▸ **What the task asks**
Search the data below for the string "Convert". Extract every line that contains it.

Source code of charts

* * * * * * *

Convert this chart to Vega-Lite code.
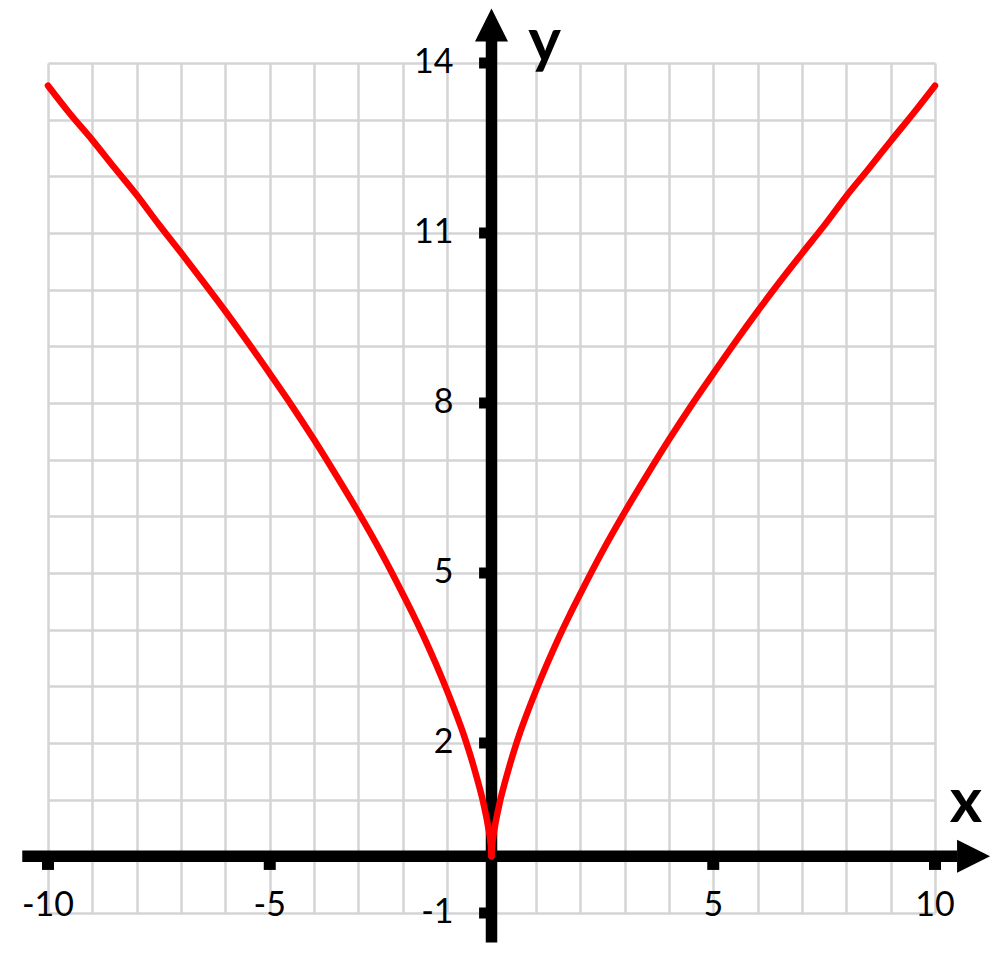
{
  "$schema": "https://vega.github.io/schema/vega-lite/v6.json",
  "width": 887,
  "height": 850,
  "autosize": {"type": "none"},
  "padding": {"left": 48, "top": 63, "right": 65, "bottom": 45},
  "background": "white",
  "config": {
    "view": {"stroke": null},
    "axis": {
      "grid": true,
      "gridColor": "#d4d4d4",
      "gridWidth": 2.5,
      "gridOpacity": 1,
      "labels": false,
      "ticks": false,
      "domain": false,
      "title": null
    }
  },
  "datasets": {
    "curve": [
      {"branch": "left", "x": -10, "y": 13.6},
      {"branch": "left", "x": -9.5, "y": 13.1},
      {"branch": "left", "x": -9, "y": 12.64},
      {"branch": "left", "x": -8.5, "y": 12.15},
      {"branch": "left", "x": -8, "y": 11.67},
      {"branch": "left", "x": -7.5, "y": 11.15},
      {"branch": "left", "x": -7, "y": 10.65},
      {"branch": "left", "x": -6.5, "y": 10.14},
      {"branch": "left", "x": -6, "y": 9.62},
      {"branch": "left", "x": -5.5, "y": 9.08},
      {"branch": "left", "x": -5, "y": 8.52},
      {"branch": "left", "x": -4.5, "y": 7.95},
      {"branch": "left", "x": -4, "y": 7.35},
      {"branch": "left", "x": -3.5, "y": 6.72},
      {"branch": "left", "x": -3, "y": 6.07},
      {"branch": "left", "x": -2.5, "y": 5.38},
      {"branch": "left", "x": -2, "y": 4.63},
      {"branch": "left", "x": -1.75, "y": 4.24},
      {"branch": "left", "x": -1.5, "y": 3.83},
      {"branch": "left", "x": -1.25, "y": 3.39},
      {"branch": "left", "x": -1, "y": 2.92},
      {"branch": "left", "x": -0.8, "y": 2.52},
      {"branch": "left", "x": -0.65, "y": 2.2},
      {"branch": "left", "x": -0.5, "y": 1.84},
      {"branch": "left", "x": -0.4, "y": 1.58},
      {"branch": "left", "x": -0.3, "y": 1.3},
      {"branch": "left", "x": -0.2, "y": 1.0},
      {"branch": "left", "x": -0.15, "y": 0.82},
      {"branch": "left", "x": -0.1, "y": 0.63},
      {"branch": "left", "x": -0.06, "y": 0.45},
      {"branch": "left", "x": -0.03, "y": 0.3},
      {"branch": "left", "x": -0.01, "y": 0.15},
      {"branch": "left", "x": 0, "y": 0},
      {"branch": "right", "x": 0, "y": 0},
      {"branch": "right", "x": 0.01, "y": 0.15},
      {"branch": "right", "x": 0.03, "y": 0.3},
      {"branch": "right", "x": 0.06, "y": 0.45},
      {"branch": "right", "x": 0.1, "y": 0.63},
      {"branch": "right", "x": 0.15, "y": 0.82},
      {"branch": "right", "x": 0.2, "y": 1.0},
      {"branch": "right", "x": 0.3, "y": 1.3},
      {"branch": "right", "x": 0.4, "y": 1.58},
      {"branch": "right", "x": 0.5, "y": 1.84},
      {"branch": "right", "x": 0.65, "y": 2.2},
      {"branch": "right", "x": 0.8, "y": 2.52},
      {"branch": "right", "x": 1, "y": 2.92},
      {"branch": "right", "x": 1.25, "y": 3.39},
      {"branch": "right", "x": 1.5, "y": 3.83},
      {"branch": "right", "x": 1.75, "y": 4.24},
      {"branch": "right", "x": 2, "y": 4.63},
      {"branch": "right", "x": 2.5, "y": 5.38},
      {"branch": "right", "x": 3, "y": 6.07},
      {"branch": "right", "x": 3.5, "y": 6.72},
      {"branch": "right", "x": 4, "y": 7.35},
      {"branch": "right", "x": 4.5, "y": 7.95},
      {"branch": "right", "x": 5, "y": 8.52},
      {"branch": "right", "x": 5.5, "y": 9.08},
      {"branch": "right", "x": 6, "y": 9.62},
      {"branch": "right", "x": 6.5, "y": 10.14},
      {"branch": "right", "x": 7, "y": 10.64},
      {"branch": "right", "x": 7.5, "y": 11.13},
      {"branch": "right", "x": 8, "y": 11.65},
      {"branch": "right", "x": 8.5, "y": 12.13},
      {"branch": "right", "x": 9, "y": 12.62},
      {"branch": "right", "x": 9.5, "y": 13.1},
      {"branch": "right", "x": 10, "y": 13.6}
    ],
    "axisLines": [
      {"x": -10.58, "x2": 10.5, "y": 0, "y2": 0},
      {"x": 0, "x2": 0, "y": -1.52, "y2": 14.4}
    ],
    "arrows": [
      {"dir": "right", "x": 10.87, "y": 0},
      {"dir": "up", "x": 0, "y": 14.67}
    ],
    "xTicks": [
      {"x": -10, "label": "-10"},
      {"x": -5, "label": "-5"},
      {"x": 5, "label": "5"},
      {"x": 10, "label": "10"}
    ],
    "yTicks": [
      {"y": 14, "label": "14"},
      {"y": 11, "label": "11"},
      {"y": 8, "label": "8"},
      {"y": 5, "label": "5"},
      {"y": 2, "label": "2"},
      {"y": -1, "label": "-1"}
    ],
    "axisNames": [
      {"x": 10.7, "y": 0.6, "name": "x"},
      {"x": 1.2, "y": 14.02, "name": "y"}
    ]
  },
  "layer": [
    {
      "data": {"name": "axisLines"},
      "mark": {"type": "rule", "color": "black", "strokeWidth": 11.5, "strokeCap": "butt"},
      "encoding": {
        "x": {"field": "x", "type": "quantitative", "scale": {"domain": [-10, 10], "nice": false, "zero": false}, "axis": {"values": [-10, -9, -8, -7, -6, -5, -4, -3, -2, -1, 0, 1, 2, 3, 4, 5, 6, 7, 8, 9, 10]}},
        "x2": {"field": "x2"},
        "y": {"field": "y", "type": "quantitative", "scale": {"domain": [-1, 14], "nice": false, "zero": false}, "axis": {"values": [-1, 0, 1, 2, 3, 4, 5, 6, 7, 8, 9, 10, 11, 12, 13, 14]}},
        "y2": {"field": "y2"}
      }
    },
    {
      "data": {"name": "xTicks"},
      "mark": {"type": "rule", "color": "black", "strokeWidth": 12, "strokeCap": "butt"},
      "encoding": {
        "x": {"field": "x", "type": "quantitative"},
        "y": {"datum": 0, "type": "quantitative"},
        "y2": {"datum": -0.24}
      }
    },
    {
      "data": {"name": "yTicks"},
      "mark": {"type": "rule", "color": "black", "strokeWidth": 11, "strokeCap": "butt"},
      "encoding": {
        "y": {"field": "y", "type": "quantitative"},
        "x": {"datum": 0, "type": "quantitative"},
        "x2": {"datum": -0.28}
      }
    },
    {
      "data": {"name": "arrows"},
      "mark": {"type": "point", "filled": true, "color": "black", "opacity": 1, "size": 1089},
      "encoding": {
        "x": {"field": "x", "type": "quantitative"},
        "y": {"field": "y", "type": "quantitative"},
        "shape": {
          "field": "dir",
          "type": "nominal",
          "scale": {"domain": ["right", "up"], "range": ["M1,0L-1,-1L-1,1Z", "M0,-1L-1,1L1,1Z"]},
          "legend": null
        }
      }
    },
    {
      "data": {"name": "curve"},
      "mark": {"type": "line", "color": "#ff0000", "strokeWidth": 6.5, "interpolate": "monotone", "strokeCap": "round"},
      "encoding": {
        "x": {"field": "x", "type": "quantitative"},
        "y": {"field": "y", "type": "quantitative"},
        "detail": {"field": "branch"}
      }
    },
    {
      "data": {"name": "xTicks"},
      "mark": {"type": "text", "font": "Lato", "fontSize": 34, "align": "center", "baseline": "middle", "dy": 50, "color": "black"},
      "encoding": {
        "x": {"field": "x", "type": "quantitative"},
        "y": {"datum": 0, "type": "quantitative"},
        "text": {"field": "label"}
      }
    },
    {
      "data": {"name": "yTicks"},
      "mark": {"type": "text", "font": "Lato", "fontSize": 34, "align": "right", "baseline": "middle", "dx": -38, "color": "black"},
      "encoding": {
        "y": {"field": "y", "type": "quantitative"},
        "x": {"datum": 0, "type": "quantitative"},
        "text": {"field": "label"}
      }
    },
    {
      "data": {"name": "axisNames"},
      "mark": {"type": "text", "font": "Lato", "fontSize": 62, "fontWeight": "bold", "align": "center", "baseline": "alphabetic", "color": "black"},
      "encoding": {
        "x": {"field": "x", "type": "quantitative"},
        "y": {"field": "y", "type": "quantitative"},
        "text": {"field": "name"}
      }
    }
  ]
}
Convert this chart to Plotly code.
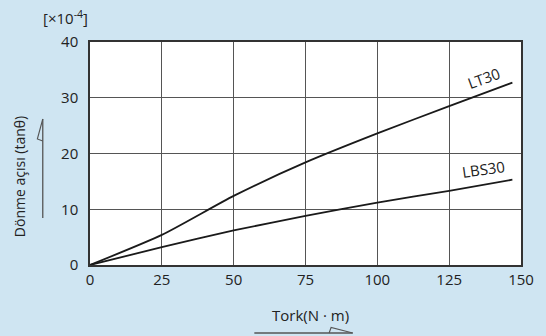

* * * * * * *

▸ **Correct output**
Convert this chart to Vega-Lite code.
Convert this chart to Plotly code.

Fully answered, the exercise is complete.